What this task involves:
Output nothing but the lines from the one with "Output the Python" through the one with "import plotly.graph_objects as go", including both. Leave the pictures out of the copy.

Stored records:
—————
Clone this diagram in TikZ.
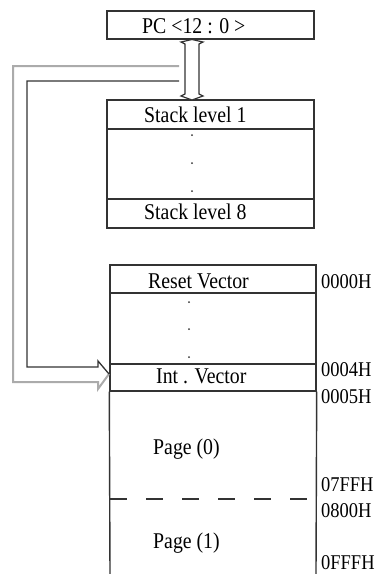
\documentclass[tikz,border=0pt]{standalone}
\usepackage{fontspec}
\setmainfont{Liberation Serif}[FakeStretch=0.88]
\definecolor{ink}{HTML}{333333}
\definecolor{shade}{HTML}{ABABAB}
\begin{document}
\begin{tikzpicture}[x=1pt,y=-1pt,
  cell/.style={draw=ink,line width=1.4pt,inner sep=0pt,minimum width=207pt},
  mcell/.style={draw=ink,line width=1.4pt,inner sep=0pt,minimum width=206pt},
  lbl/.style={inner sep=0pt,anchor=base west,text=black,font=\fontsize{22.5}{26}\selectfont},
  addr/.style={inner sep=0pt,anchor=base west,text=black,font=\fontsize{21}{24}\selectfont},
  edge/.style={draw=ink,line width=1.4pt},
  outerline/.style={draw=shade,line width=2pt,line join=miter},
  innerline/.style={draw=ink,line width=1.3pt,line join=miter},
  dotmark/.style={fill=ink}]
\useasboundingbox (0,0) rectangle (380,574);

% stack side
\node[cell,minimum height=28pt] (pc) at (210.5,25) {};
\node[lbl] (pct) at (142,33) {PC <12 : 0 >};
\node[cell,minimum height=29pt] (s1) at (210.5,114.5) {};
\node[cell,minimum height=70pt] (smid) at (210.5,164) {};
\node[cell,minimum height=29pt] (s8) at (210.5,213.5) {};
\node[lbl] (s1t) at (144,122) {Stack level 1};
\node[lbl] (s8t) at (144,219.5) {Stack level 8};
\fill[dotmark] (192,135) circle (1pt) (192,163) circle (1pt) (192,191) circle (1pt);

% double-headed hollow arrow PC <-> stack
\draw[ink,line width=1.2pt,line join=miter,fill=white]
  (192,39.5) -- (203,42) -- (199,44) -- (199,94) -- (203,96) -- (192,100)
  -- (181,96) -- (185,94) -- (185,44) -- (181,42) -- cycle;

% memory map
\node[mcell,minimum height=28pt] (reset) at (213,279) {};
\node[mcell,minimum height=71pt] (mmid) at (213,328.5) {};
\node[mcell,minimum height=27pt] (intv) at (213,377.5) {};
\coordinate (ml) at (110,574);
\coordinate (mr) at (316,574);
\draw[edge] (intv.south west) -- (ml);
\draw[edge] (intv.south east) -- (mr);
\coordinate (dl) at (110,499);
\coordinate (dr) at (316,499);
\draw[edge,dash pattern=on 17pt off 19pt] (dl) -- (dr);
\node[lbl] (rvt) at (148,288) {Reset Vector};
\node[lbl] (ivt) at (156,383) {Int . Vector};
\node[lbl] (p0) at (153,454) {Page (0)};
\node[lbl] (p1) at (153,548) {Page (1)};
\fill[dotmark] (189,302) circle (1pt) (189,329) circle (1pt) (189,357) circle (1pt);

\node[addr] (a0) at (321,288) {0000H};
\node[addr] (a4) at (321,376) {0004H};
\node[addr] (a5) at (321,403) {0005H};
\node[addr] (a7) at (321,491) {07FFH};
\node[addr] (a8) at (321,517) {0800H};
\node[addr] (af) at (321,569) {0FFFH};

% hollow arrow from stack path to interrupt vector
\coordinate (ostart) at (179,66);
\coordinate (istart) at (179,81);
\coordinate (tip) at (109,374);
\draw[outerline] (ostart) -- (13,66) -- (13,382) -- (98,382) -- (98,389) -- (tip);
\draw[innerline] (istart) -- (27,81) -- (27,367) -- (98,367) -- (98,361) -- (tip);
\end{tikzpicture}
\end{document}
—————
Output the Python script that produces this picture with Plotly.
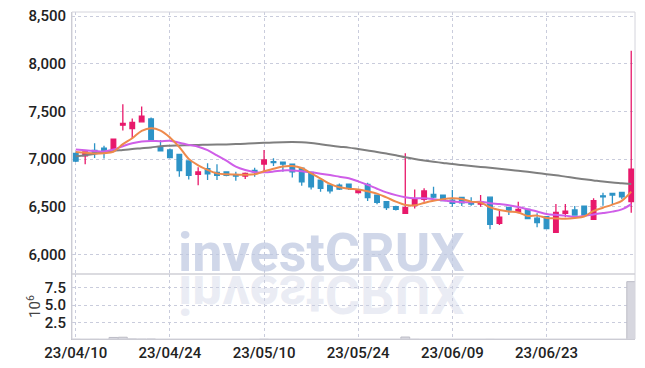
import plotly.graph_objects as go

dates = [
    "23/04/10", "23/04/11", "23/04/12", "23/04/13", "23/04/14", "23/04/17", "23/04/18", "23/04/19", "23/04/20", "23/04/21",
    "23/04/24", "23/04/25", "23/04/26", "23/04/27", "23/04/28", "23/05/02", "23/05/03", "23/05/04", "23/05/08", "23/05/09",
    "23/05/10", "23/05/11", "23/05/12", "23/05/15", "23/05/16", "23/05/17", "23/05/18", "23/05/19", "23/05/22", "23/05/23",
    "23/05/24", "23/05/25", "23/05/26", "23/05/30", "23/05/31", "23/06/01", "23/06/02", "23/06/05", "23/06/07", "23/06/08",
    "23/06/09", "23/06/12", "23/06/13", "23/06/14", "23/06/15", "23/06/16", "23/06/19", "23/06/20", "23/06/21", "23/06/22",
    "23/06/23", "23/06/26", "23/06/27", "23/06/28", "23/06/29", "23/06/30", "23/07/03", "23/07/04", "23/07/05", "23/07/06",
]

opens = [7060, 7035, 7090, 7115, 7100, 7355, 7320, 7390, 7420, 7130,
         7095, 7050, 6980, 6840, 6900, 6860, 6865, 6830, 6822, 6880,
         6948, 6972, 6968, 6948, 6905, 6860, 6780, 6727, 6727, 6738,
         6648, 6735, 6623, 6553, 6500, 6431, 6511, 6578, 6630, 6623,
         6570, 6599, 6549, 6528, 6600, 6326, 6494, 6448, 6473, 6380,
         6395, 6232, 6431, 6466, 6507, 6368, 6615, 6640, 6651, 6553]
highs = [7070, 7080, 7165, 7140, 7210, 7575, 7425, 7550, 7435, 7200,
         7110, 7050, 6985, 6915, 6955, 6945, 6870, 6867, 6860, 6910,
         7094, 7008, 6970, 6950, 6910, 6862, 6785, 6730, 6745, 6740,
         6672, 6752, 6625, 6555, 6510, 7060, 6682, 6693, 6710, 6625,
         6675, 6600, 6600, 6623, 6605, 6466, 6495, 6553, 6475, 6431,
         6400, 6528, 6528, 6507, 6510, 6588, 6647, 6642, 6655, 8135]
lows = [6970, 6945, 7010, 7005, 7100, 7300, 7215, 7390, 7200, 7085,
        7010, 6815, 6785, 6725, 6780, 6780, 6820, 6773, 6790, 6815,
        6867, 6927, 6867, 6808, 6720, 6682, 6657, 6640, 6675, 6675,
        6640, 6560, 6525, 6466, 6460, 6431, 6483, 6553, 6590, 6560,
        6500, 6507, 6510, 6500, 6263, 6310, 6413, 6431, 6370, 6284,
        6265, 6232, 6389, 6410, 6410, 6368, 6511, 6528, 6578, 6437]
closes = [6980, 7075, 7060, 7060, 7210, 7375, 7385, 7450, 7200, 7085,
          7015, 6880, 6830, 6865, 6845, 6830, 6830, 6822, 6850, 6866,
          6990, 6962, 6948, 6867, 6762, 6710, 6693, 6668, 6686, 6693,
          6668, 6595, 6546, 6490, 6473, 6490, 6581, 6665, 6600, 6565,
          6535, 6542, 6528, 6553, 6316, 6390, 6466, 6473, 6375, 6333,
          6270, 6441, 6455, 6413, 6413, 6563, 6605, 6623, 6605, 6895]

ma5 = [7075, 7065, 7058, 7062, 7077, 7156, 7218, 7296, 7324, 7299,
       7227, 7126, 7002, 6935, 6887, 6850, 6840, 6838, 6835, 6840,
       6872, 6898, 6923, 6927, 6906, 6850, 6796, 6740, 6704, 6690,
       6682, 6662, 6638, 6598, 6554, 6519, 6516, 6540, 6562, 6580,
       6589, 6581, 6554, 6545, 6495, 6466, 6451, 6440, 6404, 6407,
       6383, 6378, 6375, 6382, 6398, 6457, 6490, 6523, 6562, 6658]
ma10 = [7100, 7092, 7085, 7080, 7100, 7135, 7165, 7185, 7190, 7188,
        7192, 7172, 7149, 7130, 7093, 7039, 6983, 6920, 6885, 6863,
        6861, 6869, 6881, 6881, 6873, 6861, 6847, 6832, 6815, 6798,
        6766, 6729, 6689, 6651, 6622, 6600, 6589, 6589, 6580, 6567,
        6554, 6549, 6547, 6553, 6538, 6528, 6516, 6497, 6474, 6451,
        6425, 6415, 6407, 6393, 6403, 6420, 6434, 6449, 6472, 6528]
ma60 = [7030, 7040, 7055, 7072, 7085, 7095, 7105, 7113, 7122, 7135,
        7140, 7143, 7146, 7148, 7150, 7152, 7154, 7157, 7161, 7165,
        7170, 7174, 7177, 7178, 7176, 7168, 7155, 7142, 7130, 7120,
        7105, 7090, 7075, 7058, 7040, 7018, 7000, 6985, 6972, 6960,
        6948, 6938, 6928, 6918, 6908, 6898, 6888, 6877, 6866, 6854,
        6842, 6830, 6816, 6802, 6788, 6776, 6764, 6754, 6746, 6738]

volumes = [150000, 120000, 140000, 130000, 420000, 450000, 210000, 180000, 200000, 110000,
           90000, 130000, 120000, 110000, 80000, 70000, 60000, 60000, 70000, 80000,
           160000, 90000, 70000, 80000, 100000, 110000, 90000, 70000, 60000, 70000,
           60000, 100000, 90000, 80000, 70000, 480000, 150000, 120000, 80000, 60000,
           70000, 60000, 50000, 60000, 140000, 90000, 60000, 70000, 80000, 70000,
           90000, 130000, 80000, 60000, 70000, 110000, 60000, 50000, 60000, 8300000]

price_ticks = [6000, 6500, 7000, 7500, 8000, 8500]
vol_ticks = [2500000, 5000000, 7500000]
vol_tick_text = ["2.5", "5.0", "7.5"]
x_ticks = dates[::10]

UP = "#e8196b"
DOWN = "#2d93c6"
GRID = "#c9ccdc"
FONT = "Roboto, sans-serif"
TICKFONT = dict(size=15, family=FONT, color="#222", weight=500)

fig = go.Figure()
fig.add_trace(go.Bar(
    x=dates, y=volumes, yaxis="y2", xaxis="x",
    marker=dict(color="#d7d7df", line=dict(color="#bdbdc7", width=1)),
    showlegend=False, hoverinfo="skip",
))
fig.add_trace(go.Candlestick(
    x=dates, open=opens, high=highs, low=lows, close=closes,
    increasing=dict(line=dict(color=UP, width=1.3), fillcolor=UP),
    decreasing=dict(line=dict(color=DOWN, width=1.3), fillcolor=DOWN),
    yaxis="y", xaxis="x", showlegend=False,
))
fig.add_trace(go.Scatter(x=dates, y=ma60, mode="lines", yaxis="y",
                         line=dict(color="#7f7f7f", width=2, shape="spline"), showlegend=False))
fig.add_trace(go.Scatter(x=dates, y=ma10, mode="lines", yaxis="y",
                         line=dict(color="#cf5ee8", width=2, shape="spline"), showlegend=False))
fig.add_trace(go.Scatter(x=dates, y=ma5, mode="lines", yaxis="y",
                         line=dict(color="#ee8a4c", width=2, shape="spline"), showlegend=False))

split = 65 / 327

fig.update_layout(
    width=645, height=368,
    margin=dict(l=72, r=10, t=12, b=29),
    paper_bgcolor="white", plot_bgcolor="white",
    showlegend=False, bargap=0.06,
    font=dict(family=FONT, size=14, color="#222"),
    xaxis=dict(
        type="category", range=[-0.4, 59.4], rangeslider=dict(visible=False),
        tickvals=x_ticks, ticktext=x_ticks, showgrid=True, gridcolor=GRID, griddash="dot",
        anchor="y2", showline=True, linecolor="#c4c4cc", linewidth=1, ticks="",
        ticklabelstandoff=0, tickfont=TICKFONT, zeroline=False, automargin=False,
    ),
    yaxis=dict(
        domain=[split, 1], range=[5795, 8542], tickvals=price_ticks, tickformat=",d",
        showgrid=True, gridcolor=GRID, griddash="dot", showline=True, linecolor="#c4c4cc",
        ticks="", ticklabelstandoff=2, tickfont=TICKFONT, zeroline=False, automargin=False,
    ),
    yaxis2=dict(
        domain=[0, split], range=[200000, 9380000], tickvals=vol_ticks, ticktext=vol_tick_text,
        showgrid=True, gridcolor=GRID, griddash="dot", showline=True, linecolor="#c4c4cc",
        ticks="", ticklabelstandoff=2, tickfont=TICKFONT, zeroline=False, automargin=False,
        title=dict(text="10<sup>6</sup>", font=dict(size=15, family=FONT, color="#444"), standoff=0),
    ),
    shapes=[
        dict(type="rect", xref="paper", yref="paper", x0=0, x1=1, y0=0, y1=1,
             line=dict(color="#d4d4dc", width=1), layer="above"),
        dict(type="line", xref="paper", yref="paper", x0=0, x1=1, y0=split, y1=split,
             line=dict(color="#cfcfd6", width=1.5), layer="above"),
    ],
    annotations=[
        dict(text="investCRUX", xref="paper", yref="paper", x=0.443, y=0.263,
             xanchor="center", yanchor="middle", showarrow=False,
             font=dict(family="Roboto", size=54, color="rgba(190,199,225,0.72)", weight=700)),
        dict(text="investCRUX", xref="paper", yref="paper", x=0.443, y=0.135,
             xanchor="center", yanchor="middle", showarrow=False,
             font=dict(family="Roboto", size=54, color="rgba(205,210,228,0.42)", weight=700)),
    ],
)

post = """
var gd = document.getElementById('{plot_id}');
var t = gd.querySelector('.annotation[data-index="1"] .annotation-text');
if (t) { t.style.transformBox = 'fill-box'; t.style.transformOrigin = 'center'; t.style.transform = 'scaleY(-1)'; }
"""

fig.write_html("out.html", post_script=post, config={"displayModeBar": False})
—————
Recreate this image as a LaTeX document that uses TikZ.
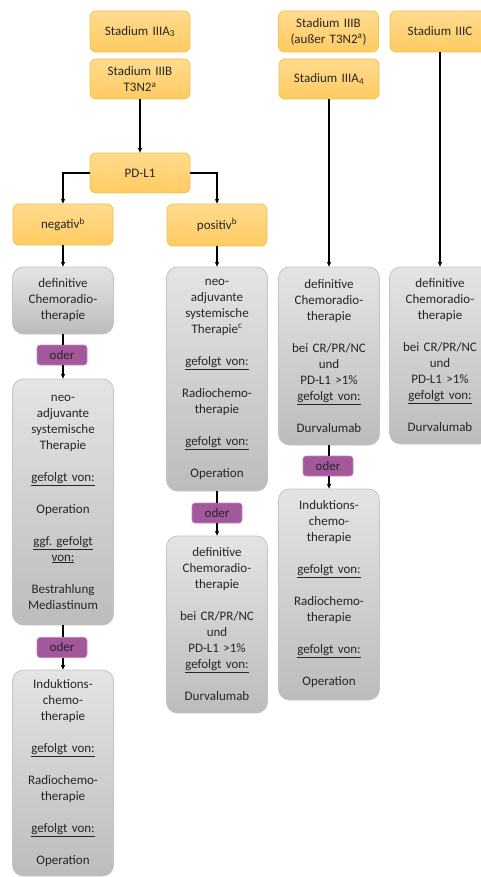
—————
Output for this exercise:
Output the Python script that produces this picture with Plotly.
import plotly.graph_objects as go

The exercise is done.